Task objective: Check every line below for the word "size" and show those that hold it.
──────────
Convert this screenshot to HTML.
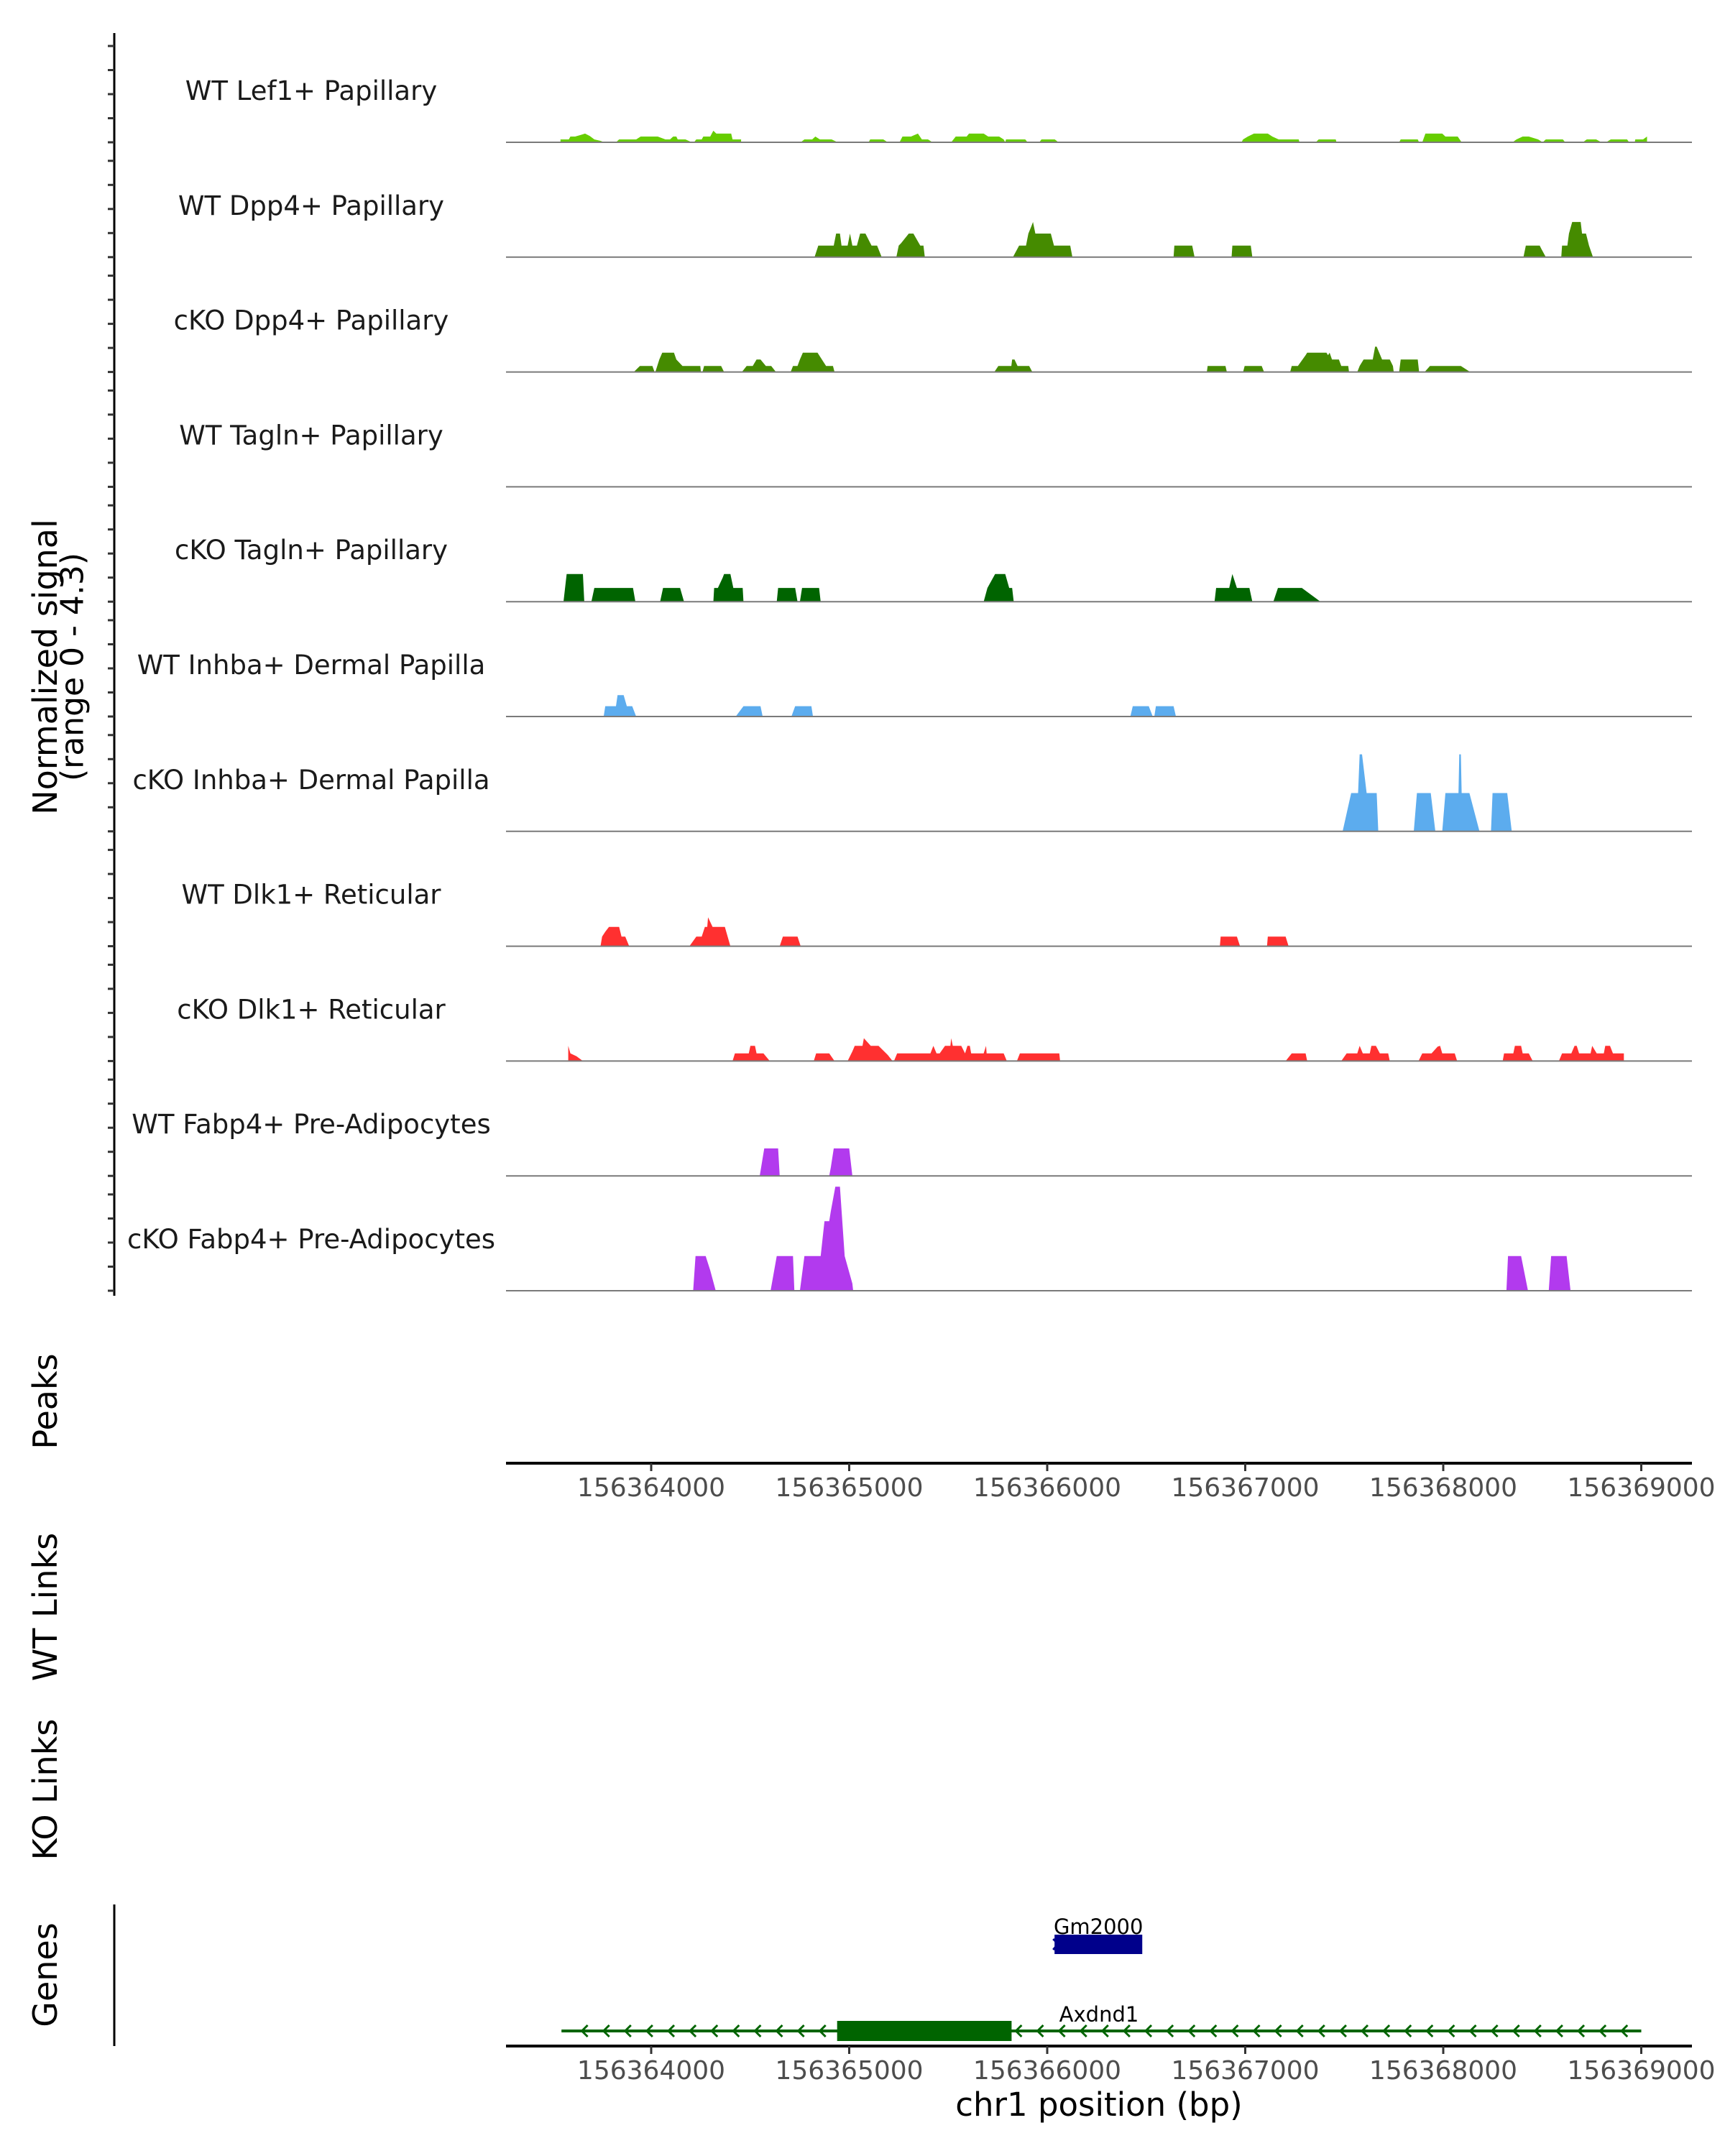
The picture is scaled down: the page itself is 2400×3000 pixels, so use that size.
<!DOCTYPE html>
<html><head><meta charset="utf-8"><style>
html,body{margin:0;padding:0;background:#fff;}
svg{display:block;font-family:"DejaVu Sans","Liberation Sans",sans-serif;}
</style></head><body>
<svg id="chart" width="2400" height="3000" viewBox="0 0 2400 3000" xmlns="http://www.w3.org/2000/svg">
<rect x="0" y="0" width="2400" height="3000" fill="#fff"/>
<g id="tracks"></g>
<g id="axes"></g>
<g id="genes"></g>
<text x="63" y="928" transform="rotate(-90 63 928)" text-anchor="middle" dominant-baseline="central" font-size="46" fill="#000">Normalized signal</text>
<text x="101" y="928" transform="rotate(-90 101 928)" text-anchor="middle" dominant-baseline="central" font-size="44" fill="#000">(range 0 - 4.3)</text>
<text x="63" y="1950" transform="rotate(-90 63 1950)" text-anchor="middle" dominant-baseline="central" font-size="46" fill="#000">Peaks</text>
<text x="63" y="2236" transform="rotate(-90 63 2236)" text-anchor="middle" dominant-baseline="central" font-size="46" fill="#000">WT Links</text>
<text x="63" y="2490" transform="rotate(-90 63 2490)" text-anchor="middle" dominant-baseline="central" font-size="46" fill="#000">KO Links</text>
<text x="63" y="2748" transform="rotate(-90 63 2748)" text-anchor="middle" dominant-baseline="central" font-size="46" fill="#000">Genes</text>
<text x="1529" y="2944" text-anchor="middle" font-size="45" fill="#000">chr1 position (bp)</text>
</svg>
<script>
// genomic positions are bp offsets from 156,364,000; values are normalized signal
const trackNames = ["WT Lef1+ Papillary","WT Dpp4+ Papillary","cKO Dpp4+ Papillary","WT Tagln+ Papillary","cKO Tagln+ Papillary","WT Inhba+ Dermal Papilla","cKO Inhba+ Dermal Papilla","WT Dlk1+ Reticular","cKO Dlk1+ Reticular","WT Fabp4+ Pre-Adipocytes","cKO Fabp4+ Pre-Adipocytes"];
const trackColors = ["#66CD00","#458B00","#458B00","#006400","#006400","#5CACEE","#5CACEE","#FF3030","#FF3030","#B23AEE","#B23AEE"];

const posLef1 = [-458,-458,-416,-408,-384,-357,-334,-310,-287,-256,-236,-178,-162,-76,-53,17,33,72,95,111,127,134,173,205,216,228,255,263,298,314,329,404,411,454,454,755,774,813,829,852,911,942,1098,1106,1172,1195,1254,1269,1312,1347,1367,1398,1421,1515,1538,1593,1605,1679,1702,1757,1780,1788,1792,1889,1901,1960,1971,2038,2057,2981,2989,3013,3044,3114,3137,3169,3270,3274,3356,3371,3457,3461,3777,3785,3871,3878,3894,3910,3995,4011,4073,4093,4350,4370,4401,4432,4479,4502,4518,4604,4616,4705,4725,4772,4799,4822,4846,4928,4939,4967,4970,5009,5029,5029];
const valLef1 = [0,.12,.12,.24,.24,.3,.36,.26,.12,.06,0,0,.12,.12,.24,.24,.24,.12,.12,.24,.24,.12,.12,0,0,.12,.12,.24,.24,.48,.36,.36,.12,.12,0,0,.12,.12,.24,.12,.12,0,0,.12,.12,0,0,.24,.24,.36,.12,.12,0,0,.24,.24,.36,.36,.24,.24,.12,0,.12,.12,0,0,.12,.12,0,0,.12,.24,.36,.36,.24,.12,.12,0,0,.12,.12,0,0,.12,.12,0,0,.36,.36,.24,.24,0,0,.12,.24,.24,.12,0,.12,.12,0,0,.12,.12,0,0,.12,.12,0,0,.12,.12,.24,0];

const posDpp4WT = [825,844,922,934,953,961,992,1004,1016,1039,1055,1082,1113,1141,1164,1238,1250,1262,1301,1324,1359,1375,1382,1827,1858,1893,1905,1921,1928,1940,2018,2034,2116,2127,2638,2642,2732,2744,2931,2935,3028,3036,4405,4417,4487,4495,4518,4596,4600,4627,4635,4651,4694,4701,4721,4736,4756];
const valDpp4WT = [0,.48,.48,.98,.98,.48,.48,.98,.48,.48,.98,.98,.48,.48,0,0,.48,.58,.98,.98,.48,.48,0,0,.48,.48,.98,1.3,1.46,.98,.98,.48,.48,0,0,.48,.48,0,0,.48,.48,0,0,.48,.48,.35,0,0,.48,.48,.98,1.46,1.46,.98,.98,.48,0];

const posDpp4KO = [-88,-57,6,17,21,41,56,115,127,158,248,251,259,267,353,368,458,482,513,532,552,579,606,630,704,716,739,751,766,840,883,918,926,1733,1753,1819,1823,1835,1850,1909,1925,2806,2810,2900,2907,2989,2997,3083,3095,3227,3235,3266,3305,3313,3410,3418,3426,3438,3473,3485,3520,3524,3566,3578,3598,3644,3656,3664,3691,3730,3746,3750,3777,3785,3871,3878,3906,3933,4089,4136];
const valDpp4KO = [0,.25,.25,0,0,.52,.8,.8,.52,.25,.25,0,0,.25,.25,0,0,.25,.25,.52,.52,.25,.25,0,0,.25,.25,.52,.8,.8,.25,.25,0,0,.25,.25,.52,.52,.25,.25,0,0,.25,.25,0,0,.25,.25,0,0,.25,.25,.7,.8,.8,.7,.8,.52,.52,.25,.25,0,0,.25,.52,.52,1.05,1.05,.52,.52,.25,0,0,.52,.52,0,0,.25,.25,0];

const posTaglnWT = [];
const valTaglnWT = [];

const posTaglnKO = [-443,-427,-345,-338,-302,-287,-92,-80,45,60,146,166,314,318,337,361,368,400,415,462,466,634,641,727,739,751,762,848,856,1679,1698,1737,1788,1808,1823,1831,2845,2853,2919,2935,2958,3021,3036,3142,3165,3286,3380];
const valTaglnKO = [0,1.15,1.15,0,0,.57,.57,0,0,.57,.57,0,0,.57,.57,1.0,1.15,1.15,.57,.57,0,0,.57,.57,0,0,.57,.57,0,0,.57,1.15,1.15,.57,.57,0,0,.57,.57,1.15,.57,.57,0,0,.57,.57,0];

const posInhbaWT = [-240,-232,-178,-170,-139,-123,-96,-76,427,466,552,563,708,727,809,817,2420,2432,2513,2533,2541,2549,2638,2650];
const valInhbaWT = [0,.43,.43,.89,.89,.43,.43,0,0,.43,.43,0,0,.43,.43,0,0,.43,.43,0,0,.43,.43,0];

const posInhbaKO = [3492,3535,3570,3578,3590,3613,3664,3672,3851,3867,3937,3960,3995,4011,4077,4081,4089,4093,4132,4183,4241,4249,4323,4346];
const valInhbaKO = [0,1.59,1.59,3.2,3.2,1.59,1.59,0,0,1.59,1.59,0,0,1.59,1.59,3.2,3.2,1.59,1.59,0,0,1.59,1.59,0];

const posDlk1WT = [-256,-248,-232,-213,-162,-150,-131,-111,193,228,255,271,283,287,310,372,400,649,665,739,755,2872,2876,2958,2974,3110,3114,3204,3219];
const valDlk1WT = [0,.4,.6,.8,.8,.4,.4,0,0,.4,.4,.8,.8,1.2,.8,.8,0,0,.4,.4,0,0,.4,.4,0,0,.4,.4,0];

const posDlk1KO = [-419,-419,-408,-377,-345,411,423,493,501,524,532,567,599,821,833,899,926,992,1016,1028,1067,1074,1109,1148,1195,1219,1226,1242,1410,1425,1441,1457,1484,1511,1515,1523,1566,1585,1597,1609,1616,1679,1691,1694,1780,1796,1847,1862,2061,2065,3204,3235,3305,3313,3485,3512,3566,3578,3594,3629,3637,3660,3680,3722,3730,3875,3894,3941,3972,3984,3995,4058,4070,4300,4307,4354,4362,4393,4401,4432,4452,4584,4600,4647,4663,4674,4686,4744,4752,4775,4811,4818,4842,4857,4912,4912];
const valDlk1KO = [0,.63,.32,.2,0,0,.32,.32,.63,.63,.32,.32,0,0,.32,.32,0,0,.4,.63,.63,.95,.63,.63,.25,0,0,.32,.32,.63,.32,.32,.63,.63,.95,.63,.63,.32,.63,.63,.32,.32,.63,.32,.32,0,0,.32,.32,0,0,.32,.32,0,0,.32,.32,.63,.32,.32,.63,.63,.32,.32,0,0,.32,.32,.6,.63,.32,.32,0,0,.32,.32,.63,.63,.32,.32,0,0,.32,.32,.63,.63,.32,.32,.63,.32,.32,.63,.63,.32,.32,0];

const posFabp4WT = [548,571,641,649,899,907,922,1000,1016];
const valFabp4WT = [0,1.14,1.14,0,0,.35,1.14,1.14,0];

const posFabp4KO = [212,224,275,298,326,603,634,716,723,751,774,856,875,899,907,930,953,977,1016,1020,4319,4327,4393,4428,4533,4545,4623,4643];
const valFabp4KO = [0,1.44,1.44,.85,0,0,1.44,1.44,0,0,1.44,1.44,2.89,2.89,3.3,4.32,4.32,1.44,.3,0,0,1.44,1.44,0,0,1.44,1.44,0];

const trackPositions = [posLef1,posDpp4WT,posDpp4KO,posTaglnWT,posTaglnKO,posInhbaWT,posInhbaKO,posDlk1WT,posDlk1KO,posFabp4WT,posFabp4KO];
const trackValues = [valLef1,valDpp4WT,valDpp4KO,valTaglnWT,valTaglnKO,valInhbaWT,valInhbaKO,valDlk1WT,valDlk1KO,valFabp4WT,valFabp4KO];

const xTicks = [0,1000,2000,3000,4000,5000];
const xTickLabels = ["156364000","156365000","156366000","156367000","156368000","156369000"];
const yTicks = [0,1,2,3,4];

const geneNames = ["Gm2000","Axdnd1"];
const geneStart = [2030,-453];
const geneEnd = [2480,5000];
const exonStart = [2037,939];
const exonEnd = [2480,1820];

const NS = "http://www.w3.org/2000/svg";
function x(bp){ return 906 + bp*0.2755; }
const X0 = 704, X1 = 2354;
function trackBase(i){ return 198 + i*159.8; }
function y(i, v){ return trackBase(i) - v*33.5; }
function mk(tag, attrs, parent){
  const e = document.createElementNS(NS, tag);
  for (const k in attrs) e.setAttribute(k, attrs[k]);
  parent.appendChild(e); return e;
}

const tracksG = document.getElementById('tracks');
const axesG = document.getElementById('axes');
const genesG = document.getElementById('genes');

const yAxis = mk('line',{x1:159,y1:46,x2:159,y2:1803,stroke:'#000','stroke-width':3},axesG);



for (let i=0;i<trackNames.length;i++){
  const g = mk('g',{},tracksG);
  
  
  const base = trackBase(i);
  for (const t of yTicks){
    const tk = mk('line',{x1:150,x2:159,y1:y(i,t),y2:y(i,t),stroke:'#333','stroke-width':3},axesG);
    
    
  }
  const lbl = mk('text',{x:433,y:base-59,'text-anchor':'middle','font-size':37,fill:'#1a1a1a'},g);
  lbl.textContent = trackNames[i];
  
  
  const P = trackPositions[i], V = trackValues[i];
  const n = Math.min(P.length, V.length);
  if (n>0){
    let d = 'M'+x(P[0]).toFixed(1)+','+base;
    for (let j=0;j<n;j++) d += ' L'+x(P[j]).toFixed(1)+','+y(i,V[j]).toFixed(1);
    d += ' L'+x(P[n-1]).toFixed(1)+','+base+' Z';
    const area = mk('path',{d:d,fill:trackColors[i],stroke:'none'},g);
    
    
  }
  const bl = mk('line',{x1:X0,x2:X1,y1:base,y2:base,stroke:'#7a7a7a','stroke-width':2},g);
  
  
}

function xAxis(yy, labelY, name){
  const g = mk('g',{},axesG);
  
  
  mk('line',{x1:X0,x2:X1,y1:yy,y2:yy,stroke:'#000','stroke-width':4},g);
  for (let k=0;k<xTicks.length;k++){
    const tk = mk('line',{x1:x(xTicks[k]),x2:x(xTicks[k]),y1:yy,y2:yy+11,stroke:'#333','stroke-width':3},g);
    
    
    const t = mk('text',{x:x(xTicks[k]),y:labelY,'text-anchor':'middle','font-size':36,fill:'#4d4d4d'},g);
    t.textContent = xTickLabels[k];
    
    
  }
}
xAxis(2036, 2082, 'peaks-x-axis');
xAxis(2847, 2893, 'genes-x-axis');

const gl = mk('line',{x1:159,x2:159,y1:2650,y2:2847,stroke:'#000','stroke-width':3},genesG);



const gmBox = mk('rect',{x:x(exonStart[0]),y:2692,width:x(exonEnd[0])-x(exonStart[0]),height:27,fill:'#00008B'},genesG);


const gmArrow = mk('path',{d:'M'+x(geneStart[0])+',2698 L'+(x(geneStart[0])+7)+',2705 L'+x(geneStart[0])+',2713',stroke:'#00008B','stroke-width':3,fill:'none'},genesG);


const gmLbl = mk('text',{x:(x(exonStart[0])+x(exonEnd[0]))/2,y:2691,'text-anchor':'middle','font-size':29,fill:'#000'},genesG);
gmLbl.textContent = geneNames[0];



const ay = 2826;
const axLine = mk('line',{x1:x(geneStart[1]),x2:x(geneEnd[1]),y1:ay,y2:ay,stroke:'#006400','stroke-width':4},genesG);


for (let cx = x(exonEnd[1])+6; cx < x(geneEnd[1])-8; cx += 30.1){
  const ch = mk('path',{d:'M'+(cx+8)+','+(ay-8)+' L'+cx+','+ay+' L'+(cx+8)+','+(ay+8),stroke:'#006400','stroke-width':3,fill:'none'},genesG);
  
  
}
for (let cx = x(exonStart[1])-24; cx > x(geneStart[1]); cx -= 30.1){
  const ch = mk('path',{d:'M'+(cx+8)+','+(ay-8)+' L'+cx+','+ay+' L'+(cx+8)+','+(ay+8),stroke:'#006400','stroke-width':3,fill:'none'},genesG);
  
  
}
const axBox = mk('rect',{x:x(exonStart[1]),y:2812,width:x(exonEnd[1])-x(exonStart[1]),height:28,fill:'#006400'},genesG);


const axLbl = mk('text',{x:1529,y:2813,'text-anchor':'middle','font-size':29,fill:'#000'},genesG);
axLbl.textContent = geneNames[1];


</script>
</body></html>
──────────
The response:
The picture is scaled down: the page itself is 2400×3000 pixels, so use that size.
<text x="63" y="928" transform="rotate(-90 63 928)" text-anchor="middle" dominant-baseline="central" font-size="46" fill="#000">Normalized signal</text>
<text x="101" y="928" transform="rotate(-90 101 928)" text-anchor="middle" dominant-baseline="central" font-size="44" fill="#000">(range 0 - 4.3)</text>
<text x="63" y="1950" transform="rotate(-90 63 1950)" text-anchor="middle" dominant-baseline="central" font-size="46" fill="#000">Peaks</text>
<text x="63" y="2236" transform="rotate(-90 63 2236)" text-anchor="middle" dominant-baseline="central" font-size="46" fill="#000">WT Links</text>
<text x="63" y="2490" transform="rotate(-90 63 2490)" text-anchor="middle" dominant-baseline="central" font-size="46" fill="#000">KO Links</text>
<text x="63" y="2748" transform="rotate(-90 63 2748)" text-anchor="middle" dominant-baseline="central" font-size="46" fill="#000">Genes</text>
<text x="1529" y="2944" text-anchor="middle" font-size="45" fill="#000">chr1 position (bp)</text>
  const lbl = mk('text',{x:433,y:base-59,'text-anchor':'middle','font-size':37,fill:'#1a1a1a'},g);
    const t = mk('text',{x:x(xTicks[k]),y:labelY,'text-anchor':'middle','font-size':36,fill:'#4d4d4d'},g);
const gmLbl = mk('text',{x:(x(exonStart[0])+x(exonEnd[0]))/2,y:2691,'text-anchor':'middle','font-size':29,fill:'#000'},genesG);
const axLbl = mk('text',{x:1529,y:2813,'text-anchor':'middle','font-size':29,fill:'#000'},genesG);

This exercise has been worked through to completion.